Enquanto quase todos os primeiros filmes foram perdidos, o renascimento bem-sucedido de "Mya Ga Naing" está estimulando um movimento para preservar o que resta. Outro filme restaurado em 2017 foi "Pyo Chit Lin" ("Minha Querida"), uma comédia de 1950 com um orçamento tão apertado que o diretor Tin Myint teve que escolher entre som ou cor. Ele optou pela última - tornando-a a mais antiga película colorida sobrevivente do país.

Todo segundo conta

Maung Okkar, um cineasta contemporâneo de Myanmar, está desempenhando um papel de liderança no esforço de salvar os clássicos de seu país. Poucos poderiam estar melhor colocados - o homem de 31 anos tem o cinema no sangue, com seu pai e seu avô renomados diretores.

Em 2012, Maung Okkar percebeu com horror que alguns dos rolos originais de sua família foram danificados além do reparo, enquanto outros estavam lentamente decaindo em sua despensa. "Alguns filmes não puderam ser restaurados e, para mim, foi como se eu tivesse perdido um dos meus pais", lembrou ele. "Eu aprendi que havia outros filmes antigos que não eram adequadamente tratados e decidi fazer isso sozinho".

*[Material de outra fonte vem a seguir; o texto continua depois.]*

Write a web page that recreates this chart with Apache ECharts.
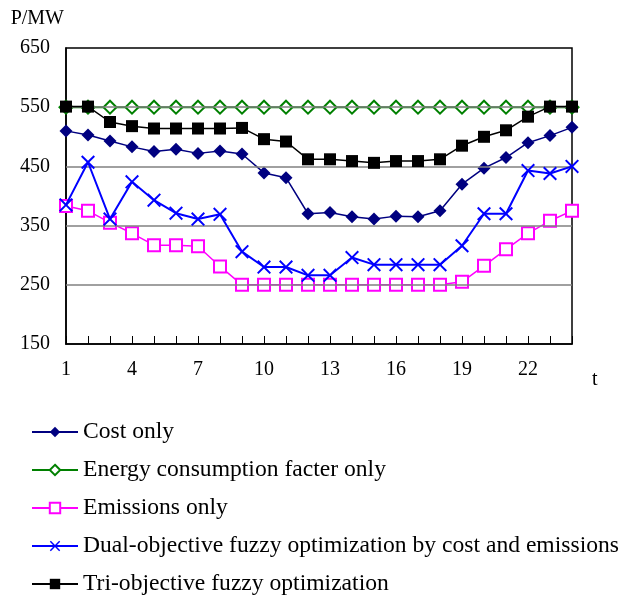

Depois de receber treinamento em técnicas de restauração e arquivamento na Itália, ele lançou "Save Myanmar Film" em 2017 com um grupo de cineastas. Seu slogan é "Every Second Counts!" ("todo segundo conta") e eles têm como objetivo encontrar e preservar o maior número possível de bobinas velhas e outras parafernálias cinematográficas - incluindo câmeras, projetores e cartazes de filmes.

Cerca de duas mil pessoas viram uma exposição e exibições realizadas pelo grupo em maio, no prestigiado prédio de parlamentares de Yangon. O relógio está correndo, com todos os filmes sobreviventes ainda empilhados em latas de metal no prédio do arquivo do Estado de Yangon. Ar condicionado 24 horas por dia é uma melhoria em relação ao passado, mas a temperatura, a 16 graus Celsius, ainda está muito acima do nível ideal de quatro graus Celsius.

A atriz Grace Swe Zin Htaik, 65 anos, estrelou muitos dos maiores filmes de Mianmar nos anos 70 e 80 e enfrenta o desafio de organizar o próximo centenário da indústria cinematográfica do país. "As pessoas neste país não têm ideia de como valorizar os filmes antigos", disse ela melancolicamente enquanto passava o dedo pelas prateleiras em ruínas que abrigam os remanescentes da herança cinematográfica do país. "Através de filmes antigos podemos ver nossa história, podemos ver nossa cultura, podemos ver nossa identidade e valores", concluiu.